Requirement. Reproduce the listing below from the line with "Give me the Plotly source for this chart." to the line with "0.782, 0.804, 0.821]", both lines included, character for character, minus any pictures.

Record set.

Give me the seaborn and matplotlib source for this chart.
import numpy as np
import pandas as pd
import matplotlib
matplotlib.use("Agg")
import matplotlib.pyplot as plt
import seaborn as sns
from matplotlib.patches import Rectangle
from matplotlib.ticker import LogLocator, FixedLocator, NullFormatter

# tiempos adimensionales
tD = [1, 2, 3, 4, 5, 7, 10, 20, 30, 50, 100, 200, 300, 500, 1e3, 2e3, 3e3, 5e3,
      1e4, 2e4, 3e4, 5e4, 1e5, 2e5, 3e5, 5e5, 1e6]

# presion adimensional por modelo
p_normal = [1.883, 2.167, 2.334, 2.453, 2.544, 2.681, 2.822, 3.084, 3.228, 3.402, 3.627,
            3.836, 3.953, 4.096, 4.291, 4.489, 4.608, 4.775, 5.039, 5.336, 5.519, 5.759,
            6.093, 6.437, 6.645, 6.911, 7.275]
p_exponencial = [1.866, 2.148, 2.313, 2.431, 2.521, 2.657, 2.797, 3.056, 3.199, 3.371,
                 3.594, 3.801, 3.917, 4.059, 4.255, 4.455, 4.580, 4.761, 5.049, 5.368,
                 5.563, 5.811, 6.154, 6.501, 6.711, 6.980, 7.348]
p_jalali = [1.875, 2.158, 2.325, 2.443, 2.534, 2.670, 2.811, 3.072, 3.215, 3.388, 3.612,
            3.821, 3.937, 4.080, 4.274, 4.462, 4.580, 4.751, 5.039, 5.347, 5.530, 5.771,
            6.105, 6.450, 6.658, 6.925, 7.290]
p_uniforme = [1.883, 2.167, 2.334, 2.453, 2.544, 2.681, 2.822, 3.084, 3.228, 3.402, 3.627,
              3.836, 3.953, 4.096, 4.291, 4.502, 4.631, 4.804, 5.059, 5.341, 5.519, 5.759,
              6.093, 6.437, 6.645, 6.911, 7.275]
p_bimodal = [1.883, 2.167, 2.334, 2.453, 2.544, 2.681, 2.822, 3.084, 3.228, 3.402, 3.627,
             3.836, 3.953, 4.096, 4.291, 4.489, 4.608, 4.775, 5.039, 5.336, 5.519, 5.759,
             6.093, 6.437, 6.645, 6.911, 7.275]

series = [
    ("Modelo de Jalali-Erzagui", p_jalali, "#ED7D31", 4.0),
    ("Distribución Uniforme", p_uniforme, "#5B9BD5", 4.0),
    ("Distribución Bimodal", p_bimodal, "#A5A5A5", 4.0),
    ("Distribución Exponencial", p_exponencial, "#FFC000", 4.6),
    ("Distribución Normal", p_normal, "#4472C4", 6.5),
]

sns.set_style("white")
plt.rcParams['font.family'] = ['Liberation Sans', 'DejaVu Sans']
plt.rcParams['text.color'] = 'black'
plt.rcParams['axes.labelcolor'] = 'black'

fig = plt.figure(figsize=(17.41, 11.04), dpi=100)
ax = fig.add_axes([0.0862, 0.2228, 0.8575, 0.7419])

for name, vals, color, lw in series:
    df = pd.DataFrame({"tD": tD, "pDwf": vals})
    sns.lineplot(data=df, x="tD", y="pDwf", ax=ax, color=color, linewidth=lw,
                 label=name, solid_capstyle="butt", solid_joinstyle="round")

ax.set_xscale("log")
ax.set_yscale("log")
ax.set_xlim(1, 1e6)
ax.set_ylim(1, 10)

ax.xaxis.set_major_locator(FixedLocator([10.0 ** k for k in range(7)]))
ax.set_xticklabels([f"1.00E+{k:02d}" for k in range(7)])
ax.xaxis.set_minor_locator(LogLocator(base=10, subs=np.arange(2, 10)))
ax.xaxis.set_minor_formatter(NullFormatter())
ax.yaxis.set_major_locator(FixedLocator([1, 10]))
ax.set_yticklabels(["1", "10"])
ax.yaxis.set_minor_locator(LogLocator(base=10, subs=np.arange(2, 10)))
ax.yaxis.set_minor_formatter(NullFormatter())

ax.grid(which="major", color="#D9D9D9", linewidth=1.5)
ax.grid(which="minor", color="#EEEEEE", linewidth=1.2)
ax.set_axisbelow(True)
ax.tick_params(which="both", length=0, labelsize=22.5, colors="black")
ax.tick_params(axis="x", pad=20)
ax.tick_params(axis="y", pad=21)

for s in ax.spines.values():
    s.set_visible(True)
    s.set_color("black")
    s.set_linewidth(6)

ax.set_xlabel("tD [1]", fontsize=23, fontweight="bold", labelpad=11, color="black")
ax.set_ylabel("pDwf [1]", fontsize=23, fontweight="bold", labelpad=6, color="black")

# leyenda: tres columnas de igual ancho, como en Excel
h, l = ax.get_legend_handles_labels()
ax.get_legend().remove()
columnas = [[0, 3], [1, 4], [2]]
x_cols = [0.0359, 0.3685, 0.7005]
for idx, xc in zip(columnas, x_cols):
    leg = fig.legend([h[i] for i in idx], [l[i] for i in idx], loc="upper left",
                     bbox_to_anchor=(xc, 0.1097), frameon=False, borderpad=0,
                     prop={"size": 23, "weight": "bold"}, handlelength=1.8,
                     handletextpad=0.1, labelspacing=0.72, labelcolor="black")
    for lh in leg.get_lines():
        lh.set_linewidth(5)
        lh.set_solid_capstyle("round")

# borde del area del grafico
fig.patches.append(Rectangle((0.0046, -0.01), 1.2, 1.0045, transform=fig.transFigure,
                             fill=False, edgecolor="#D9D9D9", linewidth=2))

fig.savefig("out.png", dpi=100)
* * *
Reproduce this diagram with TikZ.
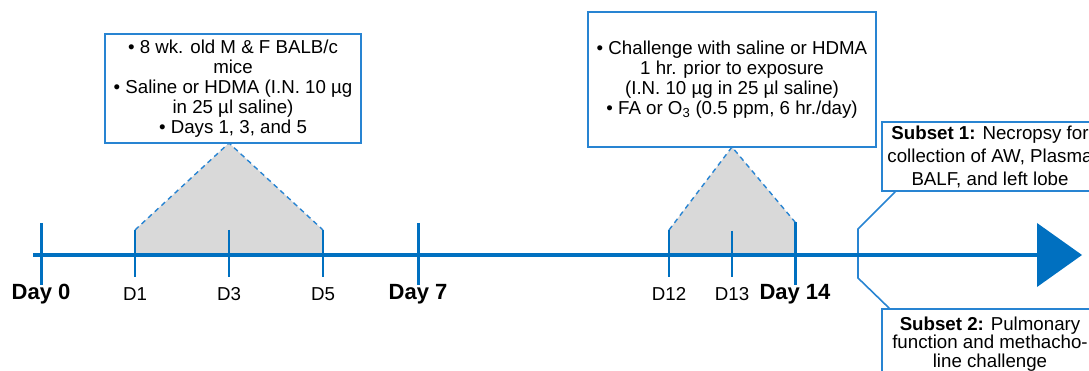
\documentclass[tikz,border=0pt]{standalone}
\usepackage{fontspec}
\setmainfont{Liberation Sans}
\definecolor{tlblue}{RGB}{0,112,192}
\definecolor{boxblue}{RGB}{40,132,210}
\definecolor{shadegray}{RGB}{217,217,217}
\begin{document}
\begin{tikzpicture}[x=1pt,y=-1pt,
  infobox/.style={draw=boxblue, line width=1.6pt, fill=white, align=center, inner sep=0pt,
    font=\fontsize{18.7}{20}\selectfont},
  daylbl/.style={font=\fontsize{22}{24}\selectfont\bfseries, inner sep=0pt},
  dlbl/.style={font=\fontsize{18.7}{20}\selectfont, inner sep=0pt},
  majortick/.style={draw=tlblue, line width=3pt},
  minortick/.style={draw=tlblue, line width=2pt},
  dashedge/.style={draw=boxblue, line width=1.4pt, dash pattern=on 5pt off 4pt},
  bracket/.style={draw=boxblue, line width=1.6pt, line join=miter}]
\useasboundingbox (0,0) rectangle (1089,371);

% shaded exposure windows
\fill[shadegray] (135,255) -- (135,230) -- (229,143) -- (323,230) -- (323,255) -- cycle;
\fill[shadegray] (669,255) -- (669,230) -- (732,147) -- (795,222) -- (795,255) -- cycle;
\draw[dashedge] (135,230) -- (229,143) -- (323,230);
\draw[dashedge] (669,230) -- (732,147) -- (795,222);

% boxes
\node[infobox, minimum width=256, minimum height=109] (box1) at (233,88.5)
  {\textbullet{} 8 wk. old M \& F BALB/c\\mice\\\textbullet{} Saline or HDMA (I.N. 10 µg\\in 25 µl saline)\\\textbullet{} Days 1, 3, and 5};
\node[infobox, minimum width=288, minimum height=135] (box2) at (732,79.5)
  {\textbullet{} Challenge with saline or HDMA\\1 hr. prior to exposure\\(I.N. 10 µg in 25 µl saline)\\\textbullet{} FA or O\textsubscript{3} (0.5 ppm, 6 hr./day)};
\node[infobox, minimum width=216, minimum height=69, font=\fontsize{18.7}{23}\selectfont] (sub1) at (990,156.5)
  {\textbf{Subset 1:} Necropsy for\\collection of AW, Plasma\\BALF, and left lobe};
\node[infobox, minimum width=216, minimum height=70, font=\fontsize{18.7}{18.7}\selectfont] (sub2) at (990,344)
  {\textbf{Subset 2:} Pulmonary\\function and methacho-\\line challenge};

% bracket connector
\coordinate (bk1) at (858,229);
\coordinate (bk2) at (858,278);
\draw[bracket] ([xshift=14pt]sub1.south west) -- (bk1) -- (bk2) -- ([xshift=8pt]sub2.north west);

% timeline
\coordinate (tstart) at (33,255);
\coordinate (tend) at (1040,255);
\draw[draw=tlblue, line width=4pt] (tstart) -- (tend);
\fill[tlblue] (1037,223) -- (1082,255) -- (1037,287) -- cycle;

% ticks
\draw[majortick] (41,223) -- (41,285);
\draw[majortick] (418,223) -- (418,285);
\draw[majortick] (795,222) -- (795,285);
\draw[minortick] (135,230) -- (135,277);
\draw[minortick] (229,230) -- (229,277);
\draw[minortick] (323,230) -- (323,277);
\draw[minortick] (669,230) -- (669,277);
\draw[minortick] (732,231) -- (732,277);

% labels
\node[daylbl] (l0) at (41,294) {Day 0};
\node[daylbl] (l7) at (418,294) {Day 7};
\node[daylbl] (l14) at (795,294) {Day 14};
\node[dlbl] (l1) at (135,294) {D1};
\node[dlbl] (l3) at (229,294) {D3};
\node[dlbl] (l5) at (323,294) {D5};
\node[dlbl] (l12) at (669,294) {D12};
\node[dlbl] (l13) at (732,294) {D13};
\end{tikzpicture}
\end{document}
---
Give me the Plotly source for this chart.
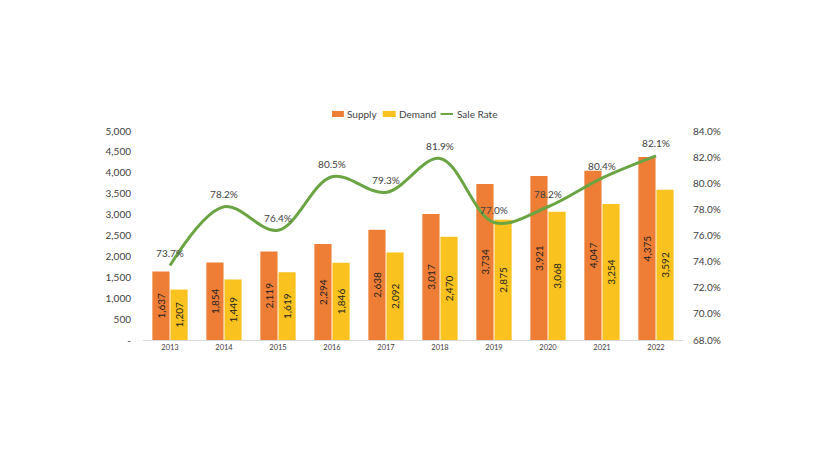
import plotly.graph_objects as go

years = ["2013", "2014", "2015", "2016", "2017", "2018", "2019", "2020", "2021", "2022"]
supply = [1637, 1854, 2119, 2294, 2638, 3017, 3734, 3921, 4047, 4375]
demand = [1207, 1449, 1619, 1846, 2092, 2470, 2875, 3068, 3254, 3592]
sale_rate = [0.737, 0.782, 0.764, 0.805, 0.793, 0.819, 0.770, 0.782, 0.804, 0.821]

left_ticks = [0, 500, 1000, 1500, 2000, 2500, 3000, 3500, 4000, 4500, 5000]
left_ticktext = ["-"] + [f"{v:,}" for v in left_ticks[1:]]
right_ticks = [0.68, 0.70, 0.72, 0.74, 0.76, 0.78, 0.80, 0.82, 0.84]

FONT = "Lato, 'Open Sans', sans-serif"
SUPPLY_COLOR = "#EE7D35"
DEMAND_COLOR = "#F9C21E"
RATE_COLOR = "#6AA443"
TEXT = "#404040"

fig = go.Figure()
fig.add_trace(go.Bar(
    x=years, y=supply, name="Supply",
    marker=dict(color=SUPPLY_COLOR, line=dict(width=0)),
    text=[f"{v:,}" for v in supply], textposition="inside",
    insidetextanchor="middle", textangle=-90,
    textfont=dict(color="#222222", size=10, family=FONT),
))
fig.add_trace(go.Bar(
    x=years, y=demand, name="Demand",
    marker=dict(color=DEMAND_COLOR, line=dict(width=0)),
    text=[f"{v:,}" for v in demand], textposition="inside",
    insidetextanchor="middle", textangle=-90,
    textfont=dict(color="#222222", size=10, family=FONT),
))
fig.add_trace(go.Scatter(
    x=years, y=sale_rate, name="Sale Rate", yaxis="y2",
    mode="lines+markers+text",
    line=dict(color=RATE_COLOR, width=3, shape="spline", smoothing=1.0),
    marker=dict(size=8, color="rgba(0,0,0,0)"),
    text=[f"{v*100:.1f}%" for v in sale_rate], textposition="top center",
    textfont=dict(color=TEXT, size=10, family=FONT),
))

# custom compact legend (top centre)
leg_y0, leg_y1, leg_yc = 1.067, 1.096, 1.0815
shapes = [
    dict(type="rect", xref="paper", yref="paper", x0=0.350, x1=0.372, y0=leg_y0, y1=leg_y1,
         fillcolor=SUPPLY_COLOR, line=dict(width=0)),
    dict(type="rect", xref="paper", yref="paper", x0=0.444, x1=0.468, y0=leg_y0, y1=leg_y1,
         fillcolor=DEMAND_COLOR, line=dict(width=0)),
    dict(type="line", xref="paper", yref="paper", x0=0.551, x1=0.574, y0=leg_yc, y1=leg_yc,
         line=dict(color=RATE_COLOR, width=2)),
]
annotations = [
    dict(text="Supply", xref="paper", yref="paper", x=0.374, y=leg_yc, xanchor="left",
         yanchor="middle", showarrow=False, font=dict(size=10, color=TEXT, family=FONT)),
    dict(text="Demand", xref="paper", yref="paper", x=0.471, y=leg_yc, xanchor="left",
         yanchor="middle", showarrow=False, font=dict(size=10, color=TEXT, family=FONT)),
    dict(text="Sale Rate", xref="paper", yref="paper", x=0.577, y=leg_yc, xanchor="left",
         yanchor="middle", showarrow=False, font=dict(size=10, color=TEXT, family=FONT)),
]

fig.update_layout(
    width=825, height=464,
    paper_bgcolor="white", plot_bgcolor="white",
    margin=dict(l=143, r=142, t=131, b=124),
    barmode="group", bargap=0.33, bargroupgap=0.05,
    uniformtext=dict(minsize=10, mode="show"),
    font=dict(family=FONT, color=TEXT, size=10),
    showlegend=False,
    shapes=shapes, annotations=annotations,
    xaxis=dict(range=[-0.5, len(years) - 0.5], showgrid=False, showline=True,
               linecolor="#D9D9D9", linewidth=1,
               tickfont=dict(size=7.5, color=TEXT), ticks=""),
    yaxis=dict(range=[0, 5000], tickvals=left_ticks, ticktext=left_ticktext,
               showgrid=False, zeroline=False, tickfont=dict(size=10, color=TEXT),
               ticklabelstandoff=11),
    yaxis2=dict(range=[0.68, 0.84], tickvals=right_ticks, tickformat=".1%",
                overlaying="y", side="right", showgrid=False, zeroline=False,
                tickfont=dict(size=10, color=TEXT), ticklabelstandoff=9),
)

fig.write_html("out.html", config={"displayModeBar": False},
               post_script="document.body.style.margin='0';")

Output of the exercise.
Give me the Plotly source for this chart.
import plotly.graph_objects as go

years = ["2013", "2014", "2015", "2016", "2017", "2018", "2019", "2020", "2021", "2022"]
supply = [1637, 1854, 2119, 2294, 2638, 3017, 3734, 3921, 4047, 4375]
demand = [1207, 1449, 1619, 1846, 2092, 2470, 2875, 3068, 3254, 3592]
sale_rate = [0.737, 0.782, 0.764, 0.805, 0.793, 0.819, 0.770, 0.782, 0.804, 0.821]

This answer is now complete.